• _What is being asked_: A single run of lines is to be printed exactly: starting at the line with "Write a component" and ending at the line with "import * as", both included. Leave the pictures out.

(Source code of charts)
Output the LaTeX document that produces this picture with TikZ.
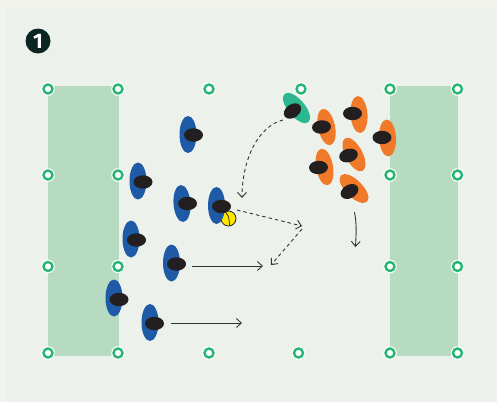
\documentclass[tikz,border=0pt]{standalone}
\usepackage{fontspec}
\setsansfont{Fira Sans}
\usetikzlibrary{arrows.meta}
\definecolor{bgout}{HTML}{F3F3EE}
\definecolor{field}{HTML}{ECF2EB}
\definecolor{zone}{HTML}{B7DBC0}
\definecolor{conegreen}{HTML}{27B573}
\definecolor{pblue}{HTML}{1F5AA6}
\definecolor{porange}{HTML}{F07A2A}
\definecolor{pteal}{HTML}{2BB890}
\definecolor{headc}{HTML}{231F20}
\definecolor{badgec}{HTML}{0B2522}
\definecolor{ink}{HTML}{333333}
\definecolor{ballc}{HTML}{FFE600}
\newcommand{\plr}[7]{%
  \fill[#1, rotate around={#4:(#2,#3)}] (#2,#3) ellipse [x radius=8.5, y radius=18.5];
  \fill[headc, rotate around={#7:(#5,#6)}] (#5,#6) ellipse [x radius=9.5, y radius=6.7];
}
\tikzset{
  conemark/.style={circle, draw=conegreen, line width=2.4pt, fill=white, minimum size=9pt, inner sep=0pt},
  conehalo/.style={circle, fill=white, minimum size=13.5pt, inner sep=0pt},
  movearrow/.style={draw=ink, line width=0.9pt, -{Straight Barb[length=5pt,width=9pt]}},
  passarrow/.style={movearrow, dash pattern=on 3.5pt off 3pt},
  badge/.style={circle, fill=badgec, minimum size=25pt, inner sep=0pt, text=white, font=\sffamily\bfseries\fontsize{21}{21}\selectfont}
}
\begin{document}
\begin{tikzpicture}[x=1pt,y=-1pt]
\useasboundingbox (0,0) rectangle (497,402);
\fill[bgout] (0,0) rectangle (497,402);
\fill[field] (6,9) rectangle (497,402);
% zones
\fill[zone] (48,86) rectangle (119,355.5);
\fill[zone] (390,86) rectangle (458,355.5);
% cones
\foreach \cx/\cy [count=\i] in {48/89,118/89,209/89,301/89,390/89,457.5/89,
  48/175,118/175,390/175,457.5/175,
  48/266.5,118/266.5,390/266.5,457.5/266.5,
  48/353,118/353,209/353,298.5/353,390/353,457.5/353}{
  \node[conehalo] at (\cx,\cy) {};
  \node[conemark] (cone\i) at (\cx,\cy) {};
}
% badge
\node[badge] (badge) at (38,41) {1};
% ball (behind head)
\node[circle, fill=ballc, draw=headc, line width=0.8pt, minimum size=15pt, inner sep=0pt] (ball) at (228.5,218.5) {};
\draw[headc, line width=0.7pt] (225.5,212) .. controls (229,217) .. (229.5,225);
% blue players
\plr{pblue}{188}{134.5}{0}{193.5}{135}{0}
\plr{pblue}{138}{181}{0}{143}{182}{0}
\plr{pblue}{182}{203.5}{4}{187.5}{203.5}{0}
\fill[pblue] (216.5,205.5) ellipse [x radius=8.5, y radius=18.5];
\fill[headc] (221.5,206.5) ellipse [x radius=9.5, y radius=6.7];
\plr{pblue}{131}{239}{0}{136.5}{240}{0}
\plr{pblue}{171.5}{263}{0}{176.5}{264}{0}
\plr{pblue}{114}{298}{0}{119}{299.5}{0}
\plr{pblue}{150}{322.5}{0}{154.5}{323.5}{0}
% teal player
\plr{pteal}{296.5}{108}{40}{292.5}{111}{35}
% orange players
\plr{porange}{326.5}{127}{12}{321.5}{127}{5}
\plr{porange}{359}{114.5}{4}{352.5}{113.5}{0}
\plr{porange}{387.5}{138}{3}{382}{137.5}{0}
\plr{porange}{354}{154.5}{28}{348.5}{155.5}{15}
\plr{porange}{324.5}{167}{10}{318.5}{167.5}{3}
\plr{porange}{354}{188.5}{45}{349.5}{191.5}{30}
% arrow end points
\coordinate (a1s) at (283,120);
\coordinate (a1e) at (242,198);
\coordinate (a2s) at (237,210);
\coordinate (a2e) at (302,226);
\coordinate (a3s) at (302,229);
\coordinate (a3e) at (271,265);
\coordinate (a4s) at (192,266);
\coordinate (a4e) at (263,266);
\coordinate (a5s) at (171,323);
\coordinate (a5e) at (242,323);
\coordinate (a6s) at (354.5,212);
\coordinate (a6e) at (355.5,247);
% arrows
\draw[passarrow] (a1s) .. controls (258,126) and (242,160) .. (a1e);
\draw[passarrow] (a2s) -- (a2e);
\draw[passarrow] (a3s) -- (a3e);
\draw[movearrow] (a4s) -- (a4e);
\draw[movearrow] (a5s) -- (a5e);
\draw[movearrow] (a6s) .. controls (357,225) and (356,236) .. (a6e);
\end{tikzpicture}
\end{document}
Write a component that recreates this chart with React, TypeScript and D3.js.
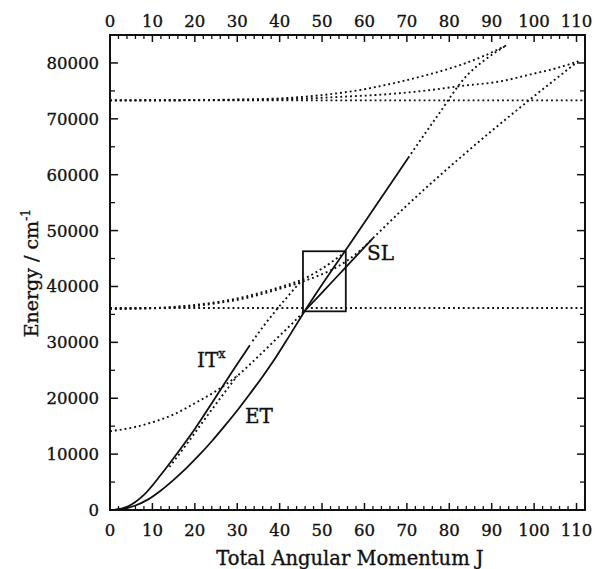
import React from "react";
import * as d3 from "d3";

// Energy curves E(J) (J, cm^-1)
const etSolid: [number, number][] = [[1,0],[3,150],[6,800],[9,1900],[12,3500],[15,5400],[18,7500],[21,9800],[24,12300],[27,15000],[30,17800],[33,20800],[36,23900],[39,27200],[42,30800],[46,35700],[58,49200],[70.3,63000]];
const etDotted: [number, number][] = [[70.3,63000],[77,70300],[84.2,77800],[89,80900],[93.6,83200]];
const itSolid: [number, number][] = [[1,0],[4,550],[8,2700],[12,6300],[16,10300],[20,14500],[24,19100],[28,23800],[33,29500]];
const itDotted: [number, number][] = [[33.6,30200],[36,32700],[39,35600],[42,38300],[45,40900]];
const dCurve: [number, number][] = [[0,14100],[5,14700],[10,15700],[15,17100],[20,19100],[25,21300],[30,24000],[35,27500],[40,31200],[43,33400],[46,35700]];
const gCurve: [number, number][] = [[14,7700],[18,11700],[22,15900],[26,20000],[30,24000]];
const cUpper: [number, number][] = [[0,36000],[8,36100],[14,36300],[20,36700],[26,37300],[32,38200],[37,39200],[41,40100],[45.5,41300],[50,43200],[55,45900]];
const cLower: [number, number][] = [[0,36000],[8,36050],[14,36200],[20,36500],[26,37100],[32,37900],[37,38900],[41,39800],[45.5,40900],[50,42200],[54,43700],[58,45800],[62,48600]];
const slSolid: [number, number][] = [[46,35700],[50,38900],[55.4,43300],[62,48650]];
const slDotted: [number, number][] = [[62,48650],[70,54500],[82.5,63000],[96,71600],[110.4,80300]];
const topUpper: [number, number][] = [[0,73300],[20,73350],[30,73450],[40,73650],[50,74250],[60,75300],[67,76400],[75,77900],[82.5,79600],[88,81200],[93.6,83200]];
const topLower: [number, number][] = [[0,73300],[30,73400],[45,73600],[55,73950],[67,74500],[75,75100],[82.5,75850],[92,76700],[100,78100],[105,79000],[110.4,80300]];
const flatLow: [number, number][] = [[0,36150],[112,36150]];
const flatHigh: [number, number][] = [[0,73300],[112,73300]];
const boxJ = [45.5, 55.6];
const boxE = [35550, 46300];

const xMajor = [0,10,20,30,40,50,60,70,80,90,100,110];
const yMajor = [0,10000,20000,30000,40000,50000,60000,70000,80000];

const solidSeries = [etSolid, itSolid, slSolid];
const dottedSeries = [etDotted, itDotted, dCurve, gCurve, cUpper, cLower, slDotted, topUpper, topLower, flatLow, flatHigh];

export default function App() {
  const L = 110, R = 585, T = 35, B = 510;
  const x = d3.scaleLinear().domain([0, 112]).range([L, R]);
  const y = d3.scaleLinear().domain([0, 85000]).range([B, T]);
  const line = d3.line<[number, number]>().x(d => x(d[0])).y(d => y(d[1])).curve(d3.curveMonotoneX);
  const xMinor = d3.range(0, 113, 2).filter(v => v % 10 !== 0);
  const yMinor = d3.range(5000, 85000, 10000);
  const font = "DejaVu Serif";
  const ink = "#111";
  const txt = { fill: ink, stroke: ink, strokeWidth: 0.35 };
  return (
    <svg width={598} height={569} style={{ display: "block", position: "absolute", left: 0, top: 0 }} fontFamily={font}>
      <rect x={0} y={0} width={598} height={569} fill="white" />
      {dottedSeries.map((s, i) => (
        <path key={"d" + i} d={line(s) || ""} fill="none" stroke={ink} strokeWidth={1.9} strokeDasharray="1.9 3" />
      ))}
      {solidSeries.map((s, i) => (
        <path key={"s" + i} d={line(s) || ""} fill="none" stroke={ink} strokeWidth={1.8} />
      ))}
      <rect x={x(boxJ[0])} y={y(boxE[1])} width={x(boxJ[1]) - x(boxJ[0])} height={y(boxE[0]) - y(boxE[1])} fill="none" stroke={ink} strokeWidth={1.8} />
      <rect x={L} y={T} width={R - L} height={B - T} fill="none" stroke={ink} strokeWidth={2} />
      {xMajor.map(v => (
        <g key={"xm" + v}>
          <line x1={x(v)} x2={x(v)} y1={B} y2={B - 7} stroke={ink} strokeWidth={1.5} />
          <line x1={x(v)} x2={x(v)} y1={T} y2={T + 7} stroke={ink} strokeWidth={1.5} />
          <text x={x(v)} y={536} fontSize={16.5} textAnchor="middle" {...txt}>{v}</text>
          <text x={x(v)} y={27} fontSize={16.5} textAnchor="middle" {...txt}>{v}</text>
        </g>
      ))}
      {xMinor.map(v => (
        <g key={"xn" + v}>
          <line x1={x(v)} x2={x(v)} y1={B} y2={B - 4} stroke={ink} strokeWidth={1.3} />
          <line x1={x(v)} x2={x(v)} y1={T} y2={T + 4} stroke={ink} strokeWidth={1.3} />
        </g>
      ))}
      {yMajor.map(v => (
        <g key={"ym" + v}>
          <line x1={L} x2={L + 8} y1={y(v)} y2={y(v)} stroke={ink} strokeWidth={1.5} />
          <line x1={R} x2={R - 8} y1={y(v)} y2={y(v)} stroke={ink} strokeWidth={1.5} />
          <text x={99} y={y(v) + 6} fontSize={16.5} textAnchor="end" {...txt}>{v}</text>
        </g>
      ))}
      {yMinor.map(v => (
        <g key={"yn" + v}>
          <line x1={L} x2={L + 5} y1={y(v)} y2={y(v)} stroke={ink} strokeWidth={1.3} />
          <line x1={R} x2={R - 5} y1={y(v)} y2={y(v)} stroke={ink} strokeWidth={1.3} />
        </g>
      ))}
      <text x={350} y={565} fontSize={19.5} textAnchor="middle" {...txt}>Total Angular Momentum J</text>
      <text transform="translate(38,273) rotate(-90)" fontSize={19} textAnchor="middle" {...txt}>
        Energy / cm<tspan fontSize={12.5} dy={-8}>-1</tspan>
      </text>
      <text x={197} y={367} fontSize={20} {...txt}>IT<tspan fontSize={13} dy={-9}>x</tspan></text>
      <text x={245} y={423} fontSize={20} {...txt}>ET</text>
      <text x={367} y={260} fontSize={20} {...txt}>SL</text>
    </svg>
  );
}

• _Completed exercise_:
Write a component that recreates this chart with React, TypeScript and D3.js.
import React from "react";
import * as d3 from "d3";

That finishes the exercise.